Cookery (Rudiments Of). The foundation of all good cookery consists in preparing the meat so as to render it tender in substance, without extracting from it those juices which constitute its true flayour; in doing which, the main point in the art of making soups, and made dishes of every sort, which should form so large a portion in every well-ordered dinner, as well, also, as of cooking many of the plain family joints, is boiling, or rather stewing, which ought always to be performed over a slow lire. There is, in fact, no error so common among English people as that of boiling meat over a strong fire, which renders joints hard and partly tasteless; while, if simmered during nearly double the time, with less than half the quantity of fuel and water, and never allowed to " boil up," the meat, without being too much done, will be found both pliant to the tooth and savoury to the palate.
For instance: the most common and almost universal dish throughout France is a large piece of plainly-boiled fresh beef, from which the soup - or "potage," as it is there called - has been partly made, and which is separately served up as " bouilli," accompanied by strong gravy and minced vegetables, or stewed cabbage. Now this, as constantly dressed in the French mode, is ever delicate both in fibre and flavour; while, in the English manner of boiling it, it is almost always hard and insipid.
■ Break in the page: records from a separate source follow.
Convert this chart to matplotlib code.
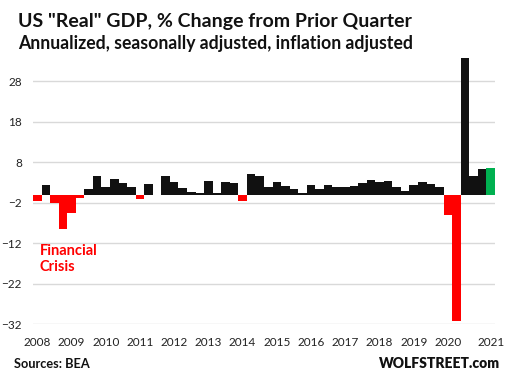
import matplotlib.pyplot as plt
import numpy as np

plt.rcParams['font.family'] = ['Lato', 'DejaVu Sans']

# quarterly real GDP change, annualized %, 2008 Q1 .. 2021 Q2
gdp_change = [
    -1.6, 2.3, -2.1, -8.5,    # 2008
    -4.6, -0.7, 1.5, 4.5,     # 2009
    1.9, 3.8, 3.0, 1.9,       # 2010
    -1.0, 2.7, -0.1, 4.5,     # 2011
    3.1, 1.7, 0.6, 0.4,       # 2012
    3.4, 0.4, 3.1, 3.0,       # 2013
    -1.5, 5.0, 4.6, 1.8,      # 2014
    3.2, 2.2, 1.3, 0.5,       # 2015
    2.4, 1.3, 2.4, 2.0,       # 2016
    2.0, 2.2, 2.9, 3.6,       # 2017
    3.1, 3.4, 1.9, 0.9,       # 2018
    2.4, 3.1, 2.7, 1.9,       # 2019
    -5.1, -31.2, 33.8, 4.5,   # 2020
    6.3, 6.5,                 # 2021
]
year_labels = ["2008", "2009", "2010", "2011", "2012", "2013", "2014",
               "2015", "2016", "2017", "2018", "2019", "2020", "2021"]
year_label_pos = [0, 4, 8, 12, 16, 20, 24, 28, 32, 36, 40, 44, 48, 53]
y_ticks = [28, 18, 8, -2, -12, -22, -32]

x = np.arange(len(gdp_change))
colors = ["#ff0000" if v < 0 else "#111111" for v in gdp_change]
colors[-1] = "#00b050"

fig = plt.figure(figsize=(5.09, 3.78), dpi=100)
ax = fig.add_axes([0.0648, 0.1421, 0.9077, 0.7071])
ax.set_axisbelow(True)
ax.grid(axis="y", color="#d9d9d9", linewidth=1.0)
ax.bar(x, gdp_change, width=1.0, color=colors, linewidth=0)

ax.set_xlim(-0.5, len(gdp_change) - 0.5)
ax.set_ylim(-32, 34)
ax.set_yticks(y_ticks)
ax.set_xticks(year_label_pos)
ax.set_xticklabels(year_labels)
ax.tick_params(axis="y", length=0, pad=8, labelsize=8.5, labelcolor="#222222")
ax.tick_params(axis="x", length=0, pad=9, labelsize=8.5, labelcolor="#222222")
for s in ax.spines.values():
    s.set_visible(False)

fig.text(18 / 509, 1 - 27 / 378, 'US "Real" GDP, % Change from Prior Quarter',
         fontsize=14, fontweight="bold", color="#111111", va="baseline")
fig.text(18 / 509, 1 - 49.5 / 378, "Annualized, seasonally adjusted, inflation adjusted",
         fontsize=12.7, fontweight="bold", color="#111111", va="baseline")
ax.text(0.3, -12.2, "Financial\nCrisis", color="#ff0000", fontsize=10.5,
        fontweight="bold", va="top", ha="left", linespacing=1.2)
fig.text(14 / 509, 1 - 367.5 / 378, "Sources: BEA", fontsize=9.2,
         fontweight="bold", color="#111111", va="baseline")
fig.text(500 / 509, 1 - 367.5 / 378, "WOLFSTREET.com", fontsize=10,
         fontweight="heavy", color="#111111", va="baseline", ha="right")

fig.savefig("out.png", dpi=100)
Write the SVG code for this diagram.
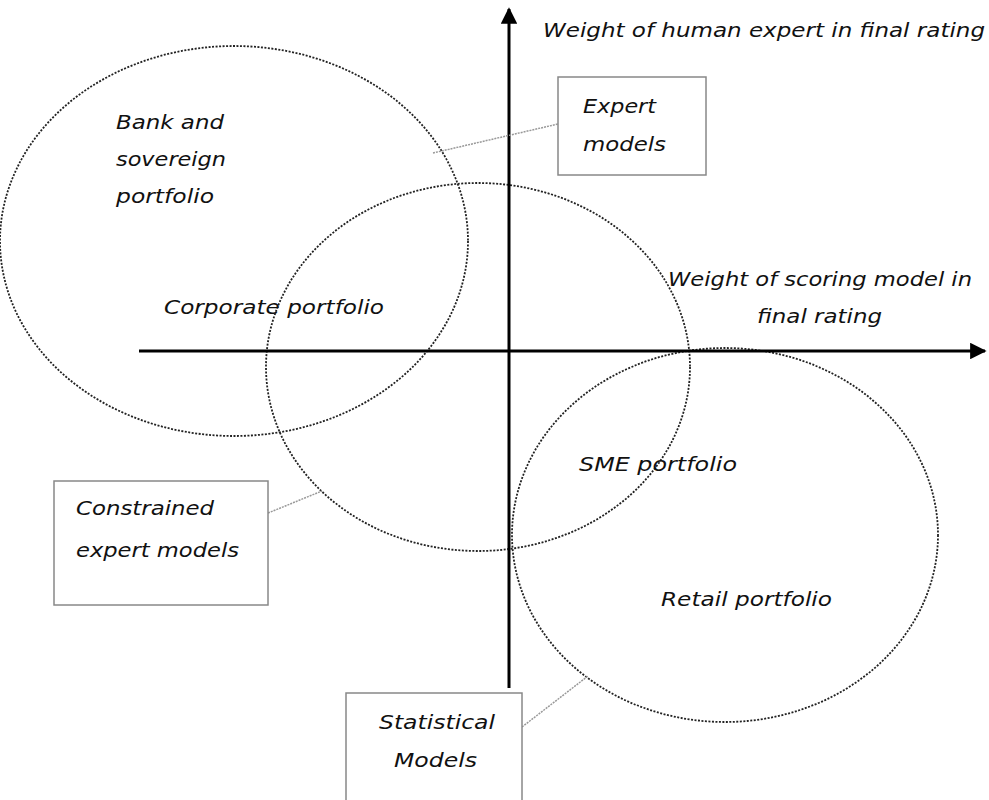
<svg xmlns="http://www.w3.org/2000/svg" width="989" height="800" viewBox="0 0 989 800">
<defs>
<marker id="ah" viewBox="0 0 10 10" refX="9" refY="5" markerWidth="5.5" markerHeight="5.5" markerUnits="strokeWidth" orient="auto">
<path d="M0,0 L10,5 L0,10 z" fill="#000"/>
</marker>
<style>
.t{font-family:"DejaVu Sans","Verdana",sans-serif;font-style:italic;font-size:19px;fill:#111}
.ell{fill:none;stroke:#222;stroke-width:1.8;stroke-dasharray:2 1.5}
.box{fill:#fff;stroke:#888;stroke-width:1.5}
.lead{fill:none;stroke:#999;stroke-width:1.5;stroke-dasharray:2 1}
.axis{fill:none;stroke:#000;stroke-width:3}
</style>
</defs>
<rect width="989" height="800" fill="#fff"/>
<g id="ellipses">
<ellipse id="bank" class="ell" cx="234" cy="241" rx="234" ry="195"/>
<ellipse id="corp" class="ell" cx="478" cy="367" rx="212" ry="184"/>
<ellipse id="retail" class="ell" cx="725" cy="535" rx="213" ry="187"/>
</g>
<g id="connectors">
<line class="axis" x1="509" y1="688" x2="509" y2="9" marker-end="url(#ah)"/>
<line class="axis" x1="139" y1="351" x2="985" y2="351" marker-end="url(#ah)"/>
<line class="lead" x1="433" y1="153" x2="558" y2="124"/>
<line class="lead" x1="268" y1="513" x2="322" y2="491"/>
<line class="lead" x1="522" y1="727" x2="588" y2="676"/>
</g>
<g id="n-expert">
<rect class="box" x="558" y="77" width="148" height="98"/>
<text class="t" x="583" y="113" textLength="73" lengthAdjust="spacingAndGlyphs">Expert</text>
<text class="t" x="583" y="151" textLength="83" lengthAdjust="spacingAndGlyphs">models</text>
</g>
<g id="n-constrained">
<rect class="box" x="54" y="481" width="214" height="124"/>
<text class="t" x="76" y="515" textLength="138" lengthAdjust="spacingAndGlyphs">Constrained</text>
<text class="t" x="76" y="557" textLength="163" lengthAdjust="spacingAndGlyphs">expert models</text>
</g>
<g id="n-statistical">
<rect class="box" x="346" y="693" width="176" height="120"/>
<text class="t" x="379" y="729" textLength="116" lengthAdjust="spacingAndGlyphs">Statistical</text>
<text class="t" x="394" y="767" textLength="83" lengthAdjust="spacingAndGlyphs">Models</text>
</g>
<g id="labels">
<text class="t" x="543" y="37" textLength="442" lengthAdjust="spacingAndGlyphs">Weight of human expert in final rating</text>
<text class="t" x="668" y="286" textLength="304" lengthAdjust="spacingAndGlyphs">Weight of scoring model in</text>
<text class="t" x="757" y="323" textLength="125" lengthAdjust="spacingAndGlyphs">final rating</text>
<text class="t" x="116" y="129" textLength="108" lengthAdjust="spacingAndGlyphs">Bank and</text>
<text class="t" x="116" y="166" textLength="110" lengthAdjust="spacingAndGlyphs">sovereign</text>
<text class="t" x="116" y="203" textLength="98" lengthAdjust="spacingAndGlyphs">portfolio</text>
<text class="t" x="164" y="314" textLength="220" lengthAdjust="spacingAndGlyphs">Corporate portfolio</text>
<text class="t" x="579" y="471" textLength="158" lengthAdjust="spacingAndGlyphs">SME portfolio</text>
<text class="t" x="661" y="606" textLength="171" lengthAdjust="spacingAndGlyphs">Retail portfolio</text>
</g>
</svg>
The reason of which, as explained by that celebrated cook, Careme, who superintended the kitchen of his Majesty George IV., is this: - "The meat, instead of being put down to boil, as in the English method, is in France put in the pot with the usual quantity of cold water, and placed at the corner of the fire-place, where, slowly becoming hot, the heat gradually swells the muscular fibres of the beef, dissolving the gelatinous substances therein contained, and disengaging that portion which chemists term ' osma-zome,' and which imparts savour to the flesh - thus both rendering the meat tender and palateable, and the broth relishing and nutritive; whilst, on the contrary, if the pot be inconsiderately put upon too quick a fire, the boiling is precipitated, the fibre coagulates and hardens, the osmazome is hindered from disengaging itself, and thus nothing is obtained but a piece of tough meat, and a broth without taste or succulence."
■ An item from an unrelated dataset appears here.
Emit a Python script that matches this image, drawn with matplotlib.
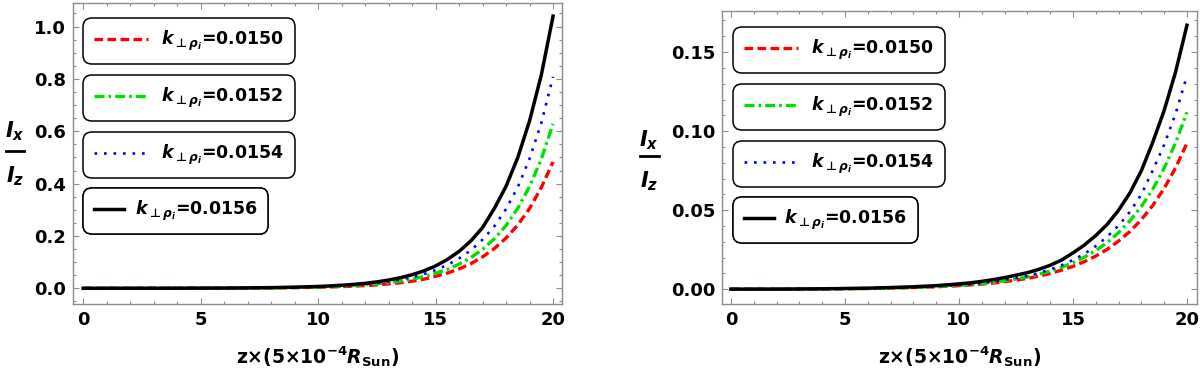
import matplotlib
matplotlib.use("Agg")
import matplotlib.pyplot as plt
from matplotlib.ticker import MultipleLocator
from matplotlib.lines import Line2D

plt.rcParams['font.family'] = ['DejaVu Sans']
plt.rcParams['font.weight'] = 'bold'
plt.rcParams['mathtext.fontset'] = 'custom'
plt.rcParams['mathtext.it'] = 'DejaVu Sans:italic:bold'
plt.rcParams['mathtext.rm'] = 'DejaVu Sans:bold'
plt.rcParams['mathtext.bf'] = 'DejaVu Sans:bold'
plt.rcParams['mathtext.sf'] = 'DejaVu Sans:bold'
plt.rcParams['mathtext.fallback'] = 'stixsans'

# ---------------- data ----------------
z = [0, 1, 2, 3, 4, 5, 6, 7, 8, 9, 10, 10.5, 11, 11.5, 12, 12.5, 13, 13.5, 14, 14.5,
     15, 15.5, 16, 16.5, 17, 17.5, 18, 18.5, 19, 19.5, 20]

labels = [r'$k_{\bot\rho_i}$=0.0150', r'$k_{\bot\rho_i}$=0.0152',
          r'$k_{\bot\rho_i}$=0.0154', r'$k_{\bot\rho_i}$=0.0156']

left_0150 = [0.0, 0.0, 0.0001, 0.0001, 0.0002, 0.0004, 0.0006, 0.0009, 0.0015, 0.0025,
             0.0040, 0.0051, 0.0065, 0.0082, 0.0104, 0.0132, 0.0168, 0.0213, 0.0271, 0.0345,
             0.046, 0.058, 0.074, 0.094, 0.120, 0.152, 0.192, 0.242, 0.305, 0.385, 0.483]
left_0152 = [0.0, 0.0001, 0.0001, 0.0002, 0.0003, 0.0005, 0.0007, 0.0012, 0.0020, 0.0032,
             0.0052, 0.0066, 0.0084, 0.0106, 0.0135, 0.0172, 0.0218, 0.0277, 0.0353, 0.0448,
             0.0570, 0.0724, 0.0921, 0.117, 0.149, 0.189, 0.240, 0.306, 0.389, 0.494, 0.628]
left_0154 = [0.0, 0.0001, 0.0001, 0.0002, 0.0003, 0.0005, 0.0008, 0.0013, 0.0022, 0.0036,
             0.0060, 0.0077, 0.0098, 0.0125, 0.0160, 0.0205, 0.0262, 0.0334, 0.0427, 0.0546,
             0.0697, 0.0891, 0.114, 0.145, 0.186, 0.237, 0.303, 0.387, 0.495, 0.632, 0.808]
left_0156 = [0.0, 0.0001, 0.0001, 0.0002, 0.0003, 0.0006, 0.0009, 0.0016, 0.0026, 0.0043,
             0.0070, 0.0090, 0.0116, 0.0148, 0.0190, 0.0245, 0.0314, 0.0403, 0.0518, 0.0665,
             0.0854, 0.110, 0.141, 0.181, 0.232, 0.305, 0.390, 0.500, 0.640, 0.815, 1.040]

right_0150 = [0.0001, 0.0001, 0.0001, 0.0002, 0.0002, 0.0004, 0.0005, 0.0008, 0.0011, 0.0016,
              0.0023, 0.0028, 0.0033, 0.0040, 0.0048, 0.0058, 0.0069, 0.0083, 0.0100, 0.0121,
              0.0145, 0.0175, 0.0210, 0.0253, 0.0305, 0.0366, 0.0441, 0.0530, 0.0638, 0.0768, 0.0924]
right_0152 = [0.0001, 0.0001, 0.0001, 0.0002, 0.0003, 0.0004, 0.0005, 0.0008, 0.0012, 0.0017,
              0.0025, 0.0030, 0.0037, 0.0044, 0.0054, 0.0065, 0.0078, 0.0095, 0.0115, 0.0139,
              0.0168, 0.0203, 0.0245, 0.0296, 0.0358, 0.0433, 0.0524, 0.0633, 0.0766, 0.0926, 0.112]
right_0154 = [0.0, 0.0001, 0.0001, 0.0002, 0.0003, 0.0004, 0.0006, 0.0009, 0.0013, 0.0018,
              0.0027, 0.0033, 0.0040, 0.0049, 0.0060, 0.0072, 0.0085, 0.0103, 0.0125, 0.0152,
              0.0185, 0.0224, 0.0273, 0.0332, 0.0403, 0.0490, 0.0600, 0.0752, 0.0914, 0.111, 0.135]
right_0156 = [0.0001, 0.0001, 0.0001, 0.0002, 0.0003, 0.0005, 0.0007, 0.0011, 0.0016, 0.0023,
              0.0034, 0.0041, 0.0050, 0.0061, 0.0074, 0.0089, 0.0105, 0.0126, 0.0152, 0.0185,
              0.0230, 0.028, 0.034, 0.041, 0.050, 0.061, 0.075, 0.093, 0.1131, 0.1374, 0.167]

left_series = [left_0150, left_0152, left_0154, left_0156]
right_series = [right_0150, right_0152, right_0154, right_0156]

# ---------------- styles ----------------
styles = [
    dict(color='#ff0000', lw=2.4, dashes=(2.6, 1.3)),
    dict(color='#00e000', lw=2.4, dashes=(3.0, 1.2, 0.8, 1.2)),
    dict(color='#0000ff', lw=1.9, dashes=(1.0, 2.6)),
    dict(color='black', lw=2.5),
]

fig = plt.figure(figsize=(12, 3.73), dpi=100)
W, H = 1200, 373


def axes_px(l, t, r, b):
    return fig.add_axes([l / W, 1 - b / H, (r - l) / W, (b - t) / H])


ax1 = axes_px(73, 3, 562, 304)
ax2 = axes_px(722, 11, 1197, 304)

gray = '#8c8c8c'
fs = 13


def style_axes(ax, xlim, ylim, ymaj, ymin, yfmt):
    ax.set_xlim(*xlim)
    ax.set_ylim(*ylim)
    ax.xaxis.set_major_locator(MultipleLocator(5))
    ax.xaxis.set_minor_locator(MultipleLocator(1))
    ax.yaxis.set_major_locator(MultipleLocator(ymaj))
    ax.yaxis.set_minor_locator(MultipleLocator(ymin))
    ax.yaxis.set_major_formatter(plt.FormatStrFormatter(yfmt))
    for s in ax.spines.values():
        s.set_color(gray)
        s.set_linewidth(1.0)
    ax.tick_params(which='both', direction='in', top=True, right=True, color=gray,
                   width=0.8, labelsize=fs, pad=5)
    ax.tick_params(which='major', length=4)
    ax.tick_params(which='minor', length=2.2)
    for lab in ax.get_xticklabels() + ax.get_yticklabels():
        lab.set_fontweight('bold')
    ax.set_xlabel(r'z×(5×10$^{-4}$$\mathit{R}_{\mathrm{Sun}}$)', fontsize=fs + 0.5,
                  fontweight='bold', labelpad=11)


style_axes(ax1, (-0.43, 20.38), (-0.06, 1.09), 0.2, 0.05, '%.1f')
style_axes(ax2, (-0.39, 20.44), (-0.0093, 0.176), 0.05, 0.01, '%.2f')

for ax, series in ((ax1, left_series), (ax2, right_series)):
    for vals, st in zip(series, styles):
        ax.plot(z, vals, **st)


# y labels as stacked fraction I_x / I_z
def frac_label(xc, y_num, y_bar, y_den, half):
    fig.text(xc / W, 1 - y_num / H, r'$I_x$', fontsize=fs + 2, ha='center', va='center')
    fig.text(xc / W, 1 - y_den / H, r'$I_z$', fontsize=fs + 2, ha='center', va='center')
    fig.add_artist(Line2D([(xc - half) / W, (xc + half) / W], [1 - y_bar / H, 1 - y_bar / H],
                          transform=fig.transFigure, color='black', lw=2.0))


frac_label(15, 131, 151, 176, 9)
frac_label(649, 140, 156, 181, 9.5)

# legends (four separate rounded boxes)
leg_pos = {
    ax1: [(0.0204, 0.950), (0.0204, 0.761), (0.0204, 0.571), (0.0204, 0.385)],
    ax2: [(0.023, 0.945), (0.023, 0.751), (0.023, 0.556), (0.023, 0.365)],
}
for ax in (ax1, ax2):
    lns = ax.get_lines()
    for i in range(4):
        hl = 3.1 if i < 3 else 1.75
        tp = 0.8 if i < 3 else 0.6
        leg = ax.legend([lns[i]], [labels[i]], loc='upper left',
                        bbox_to_anchor=leg_pos[ax][i], borderaxespad=0,
                        handlelength=hl, handletextpad=tp,
                        borderpad=0.62, fancybox=True, framealpha=1,
                        edgecolor='black', prop={'weight': 'bold', 'size': 12.5})
        fr = leg.get_frame()
        fr.set_boxstyle('round', pad=0, rounding_size=0.5)
        fr.set_linewidth(1.1)
        ax.add_artist(leg)

fig.savefig('out.png', dpi=100)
The use of skewers in joints should be avoided as much as possible, as they let out the gravy ; twine will answer better.
To Remove the Taint of Meat, wash it several times in cold water; then put it into plenty of cold water, into which throw several pieces of red-hot charcoal. If you fear meat will not keep till the time it is wanted, par-roast or par-boil it, that is, partly cook it; it will then keep two days longer, when it may be dressed as usual, but in rather less time.
When Meat is Frozen, it should be brought into the kitchen, and laid at some distance from the fire, early in the morning; or soak the meat in cold water two or three hours before it is used: putting it near the fire, or into warm water, till thawed, should be avoided.
Meats become tenderer and more digestible, as well as better flavoured, by hanging. In summer, two days is enough for lamb and veal, and from three to four for beef and mutton. In cold weather, the latter may be kept for double that time.
Legs and shoulders should be hung knuckle downwards.
Articles that are likely to spoil should not be kept in, or laid upon wood.